Without biofuels, climate targets 2030 remain an illusion

A glance at the various election programs offers little hope for the time being when it comes to sufficiently reducing CO2-emissions. Despite all the good intentions, the climate objectives remain far out of sight. Not for nothing did European government leaders make stricter agreements at the end of last year: emissions must be reduced by 55 percent in 2030 compared to 1990. The greatest gains can be made in the mobility sector, which is the only sector in Europe where emissions have risen since that base year. Clear policies on the use of renewable fuels are crucial for this.
Bart-Willem ten Cate from FinCo Fuel gives a glance at the various election programs of 2021. Without biofuels, 2030 climate targets remain an illusion

The electric vehicle fleet in the Netherlands currently consists of around 200 thousand vehicles, out of a total of approximately 9 million passenger cars. That is 8.8 million fuel tanks that we can, actually must, use to reduce emissions in the mobility sector. Not to mention freight transport, where electrical developments are much less advanced. By using renewable rather than fossil fuels in as many of these millions of vehicles as possible, millions of tonnes ofCO2-emissions can be reduced. Moreover, this would be done in an affordable way, so that everyone can participate - and not just the electric elite.

The lack of attention within political parties for renewable fuels is a missed opportunity, especially considering the advice that the Netherlands Environmental Assessment Agency (PBL) issued last December. After extensive research, the PBL concluded that biofuels have an important role to play in the climate-neutral, circular economy of the (near) future. Provided that clear sustainability criteria are met, the advice was accompanied by an appropriate leaflet.

Those criteria are there. The debate on biofuels for transport in recent decades has led to far-reaching regulation, such as the European Renewable Energy Directive of 2018. So, as far as that condition is concerned, all the signs are green. And the key is to make optimal use of existing products and infrastructures to reduce emissions in the mobility sector. With more intensive use of renewable fuels from waste and residual streams. Because however important and hopeful the emergence of, for example, electric driving is, it is simply not happening fast enough. There is no time to lose: we desperately need every possible tonne of CO2-savings. And we must use all available energy carriers to achieve this, not only in road transport but also in other transport sectors such as shipping.

How can the next cabinet, together with market parties, ensure this? It could start by raising the annual obligation: the percentage of renewable energy that companies supplying fuels in the Netherlands must meet. We believe it is possible to replace some 30 per cent of all fossil fuels in the mobility sector with a renewable alternative by 2030. Indeed, much higher than the 13.5 percent the government is currently aiming for. This increased ambition will result in a saving of about 5 million tonnes of CO2. To make that number more concrete: emissions from the mobility sector in the chosen base year of 1990 were 32 million tonnes. In the climate agreement, it was agreed to reduce this to no more than 25 million tonnes in 2030. By embracing the use of renewable fuels a lot more firmly, we are therefore taking huge steps.
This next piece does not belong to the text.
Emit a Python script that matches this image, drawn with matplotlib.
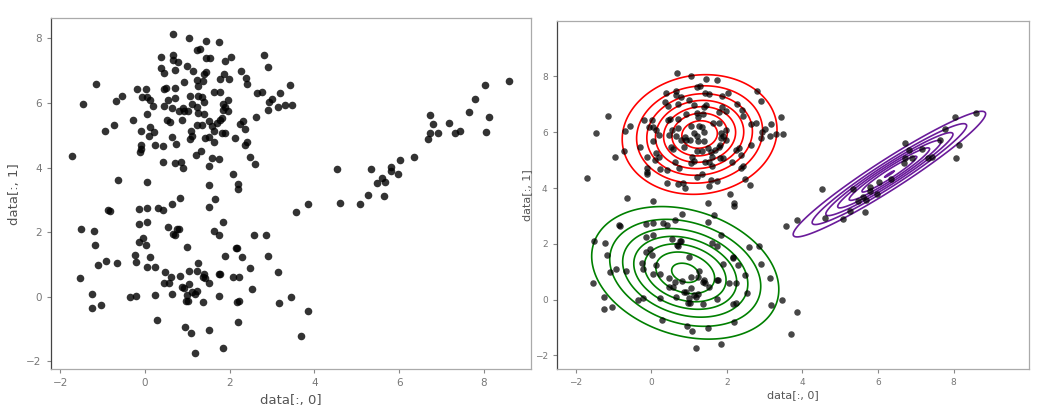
import numpy as np
import matplotlib
matplotlib.use("Agg")
import matplotlib.pyplot as plt

# ---- data (data[:, 0], data[:, 1]) ----
top_x = [0.67, 1.04, 1.45, 1.75, 1.22, 1.29, 0.66, 0.39, 0.66, 0.78, 1.43, 1.53, 1.88, 1.00, 0.37, 0.45,
         0.72, 1.13, 1.44, 1.40, 1.86, 1.78, 0.92, 1.22, 1.37, 1.25, 0.02, 0.45, 0.50, 0.72, 1.06, 1.26,
         1.35, 1.64, 1.78, -0.06, 0.06, 0.13, 0.71, 0.54, 0.20, 0.46, 0.65, 0.90, 1.12, 1.22, 1.39, 1.84,
         2.04, 2.80, 2.90, 2.27, 1.99, 2.39, 2.42, 3.43, 2.65, 2.77, 3.18, 3.01, 2.94, 1.97, 1.90, 3.13,
         3.31, 3.48, 2.90,
         0.06, 0.80, 0.92, 1.02, 1.25, 1.39, 1.85, 0.53, 0.58, 0.88, 1.22, 1.35, 1.51, 1.59, 1.70, 1.78,
         0.13, 0.21, 0.09, -0.10, 1.08, 1.12, 1.06, 1.62, 1.82, 0.64, 1.41, 1.52, 1.62, 0.74, 0.24, 0.42,
         -0.10, -0.10, 1.21, 1.33, 1.59, 1.74, 0.42, 0.72, 0.84, 0.90, 1.52, 0.06, 1.51,
         1.97, 1.82, 2.63, 2.24, 2.31, 2.37, 1.90, 2.13, 2.42, 2.37, 2.47, 2.60, 2.09, 2.20, 2.20,
         -1.15, -1.46, -1.71, -0.95, -0.72, -0.69, -0.55, -0.63, -0.29, -0.19, -0.11,
         0.82, 0.63, 1.66, 1.51]
top_y = [8.13, 8.01, 7.92, 7.88, 7.64, 7.67, 7.49, 7.42, 7.34, 7.27, 7.40, 7.39, 7.29, 7.16, 7.09, 6.94,
         7.03, 6.98, 6.97, 6.90, 6.90, 6.74, 6.64, 6.70, 6.67, 6.53, 6.44, 6.44, 6.48, 6.46, 6.23, 6.23,
         6.20, 6.33, 6.33, 6.18, 6.18, 6.08, 6.17, 6.08, 5.90, 5.90, 5.86, 5.84, 5.98, 5.87, 6.02, 5.98,
         7.42, 7.49, 7.12, 7.00, 6.76, 6.79, 6.59, 6.55, 6.30, 6.33, 6.30, 6.12, 6.02, 6.09, 5.87, 5.87,
         5.93, 5.93, 5.79,
         5.67, 5.74, 5.74, 5.74, 5.69, 5.67, 5.79, 5.46, 5.40, 5.48, 5.33, 5.33, 5.45, 5.28, 5.38, 5.48,
         5.26, 5.10, 4.99, 5.12, 5.12, 4.97, 4.90, 5.12, 5.07, 4.95, 4.92, 4.95, 4.78, 4.73, 4.69, 4.66,
         4.71, 4.58, 4.40, 4.51, 4.30, 4.27, 4.17, 4.13, 4.17, 3.99, 4.06, 3.55, 3.46,
         5.74, 5.53, 5.56, 5.36, 5.43, 5.19, 5.07, 4.92, 4.79, 4.71, 4.33, 4.10, 3.79, 3.48, 3.34,
         6.60, 5.96, 4.36, 5.13, 5.33, 6.05, 6.22, 3.63, 5.46, 6.45, 4.50,
         3.07, 2.86, 3.03, 2.78]

bottom_x = [-0.86, -0.82, -0.14, 0.04, 0.31, 0.43, -1.51, -1.21, -1.18, -0.14, 0.06, 0.54, 0.76, 0.80,
            0.67, 0.72, -0.04, -0.14, 0.02, 1.00, 1.62, 1.74, 1.84, 2.15, 2.17, 2.58, 2.86, 1.89, 2.29,
            2.90, 1.26, 1.23, 1.39, 1.37, 1.41, 1.04, 0.82, 1.04, 0.62, 0.57, 0.46, 0.47, -0.24, -0.22,
            0.12, 0.06, 0.23, -0.92, -1.10, -0.67, -1.54, -1.24, -1.26, -1.04, -0.35, -0.22, 0.24, 0.65,
            0.88, 0.92, 1.00, 1.02, 0.97, 1.12, 1.19, 1.23, 1.38, 1.52, 1.74, 1.76, 1.75, 2.07, 2.23,
            2.47, 2.53, 2.17, 2.23, 2.20, 3.13, 3.16, 3.45, 0.29, 0.94, 1.08, 1.51, 1.84, 1.19, 3.85, 3.69]
bottom_y = [2.69, 2.65, 2.71, 2.74, 2.74, 2.68, 2.11, 2.04, 1.60, 2.24, 2.32, 2.17, 2.11, 2.09,
            1.95, 1.91, 1.83, 1.71, 1.60, 1.54, 2.04, 1.93, 2.32, 1.52, 1.50, 1.90, 1.93, 1.28, 1.23,
            1.28, 1.04, 0.80, 0.70, 0.62, 0.58, 0.80, 0.65, 0.41, 0.62, 0.44, 0.44, 0.77, 1.30, 1.09,
            1.23, 0.93, 0.93, 1.11, 0.98, 1.04, 0.58, 0.10, -0.33, -0.26, -0.02, 0.04, 0.05, 0.10,
            0.29, 0.26, 0.06, -0.12, -0.12, 0.15, 0.08, 0.19, -0.15, 0.44, 0.72, 0.70, 0.03, 0.60, 0.60,
            0.90, 0.24, -0.15, -0.12, -0.79, 0.77, -0.19, -0.02, -0.72, -0.93, -1.13, -1.02, -1.58, -1.75,
            -0.43, -1.22]

diag_x = [8.59, 8.03, 7.78, 7.65, 8.13, 8.06, 7.17, 7.43, 7.33, 6.72, 6.81, 6.72, 6.91, 6.69, 6.35,
          6.03, 5.80, 5.80, 5.98, 5.59, 5.67, 5.47, 5.34, 4.53, 5.26, 5.65, 5.08, 4.60, 3.85, 3.56]
diag_y = [6.69, 6.55, 6.12, 5.72, 5.56, 5.09, 5.39, 5.12, 5.06, 5.63, 5.36, 5.06, 5.06, 4.90, 4.33,
          4.23, 4.03, 3.89, 3.80, 3.69, 3.56, 3.53, 3.96, 3.96, 3.16, 3.13, 2.89, 2.92, 2.86, 2.63]

# fitted Gaussian components (mean, covariance) and contour colours
comp_means = [[1.28, 5.92], [0.90, 0.96], [6.30, 4.50]]
comp_covs = [[[1.02, 0.085], [0.085, 1.12]],
             [[1.54, -0.37], [-0.37, 1.42]],
             [[1.66, 1.41], [1.41, 1.30]]]
comp_peak_ratio = [7.8, 7.3, 7.04]
comp_colors = ["red", "green", "#6a1b9a"]

x_ticks = [-2, 0, 2, 4, 6, 8]
y_ticks = [-2, 0, 2, 4, 6, 8]

data_x = np.array(top_x + bottom_x + diag_x)
data_y = np.array(top_y + bottom_y + diag_y)

fig = plt.figure(figsize=(10.49, 4.16), dpi=100)
ax1 = fig.add_axes([0.0483, 0.1122, 0.4576, 0.8438])
ax2 = fig.add_axes([0.5307, 0.1122, 0.4505, 0.8380])

def style(ax, tick_fs):
    for side in ["top", "right", "bottom"]:
        ax.spines[side].set_color("#aaaaaa")
    ax.spines["left"].set_color("#444444")
    for s in ax.spines.values():
        s.set_linewidth(0.9)
    ax.tick_params(colors="#888888", labelcolor="#777777", labelsize=tick_fs,
                   length=3, width=0.8)

ax1.scatter(data_x, data_y, s=30, c="k", alpha=0.8, linewidths=0)
ax1.set_xticks(x_ticks)
ax1.set_yticks(y_ticks)
ax1.set_xlabel("data[:, 0]", fontsize=9.5, color="#555555")
ax1.set_ylabel("data[:, 1]", fontsize=9.5, color="#555555")
style(ax1, 7.5)

gx = np.linspace(-2.5, 10, 400)
gy = np.linspace(-2.5, 10, 400)
GX, GY = np.meshgrid(gx, gy)
for m, c, a, col in zip(comp_means, comp_covs, comp_peak_ratio, comp_colors):
    m = np.array(m); c = np.array(c)
    inv = np.linalg.inv(c)
    dx = GX - m[0]; dy = GY - m[1]
    q = inv[0, 0] * dx * dx + 2 * inv[0, 1] * dx * dy + inv[1, 1] * dy * dy
    peak = 1.0 / (2 * np.pi * np.sqrt(np.linalg.det(c)))
    Z = peak * np.exp(-0.5 * q)
    levels = [peak * k / a for k in range(1, 8)]
    ax2.contour(GX, GY, Z, levels=levels, colors=col, linewidths=1.2)

ax2.scatter(data_x, data_y, s=22, c="k", alpha=0.72, linewidths=0, zorder=3)
ax2.set_xlim(-2.5, 10)
ax2.set_ylim(-2.5, 10)
ax2.set_xticks(x_ticks)
ax2.set_yticks(y_ticks)
ax2.set_xlabel("data[:, 0]", fontsize=8, color="#555555", labelpad=2)
ax2.set_ylabel("data[:, 1]", fontsize=8, color="#555555", labelpad=2)
style(ax2, 6.5)

fig.savefig("out.png", dpi=100)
Above all, it is important to provide market parties with clarity through clear policy choices and thus create a more reliable investment climate. This is not only good for the climate targets, but also for the Netherlands as a whole. We run the risk of losing the battle. Both the battle for specific renewable raw materials, which will become increasingly important in the coming decades, and the battle for our international economic status. That would be a shame, because we have such a good starting position. Let's make sure we are in the lead group in the climate-neutral, circular economy that will take shape in the coming decades.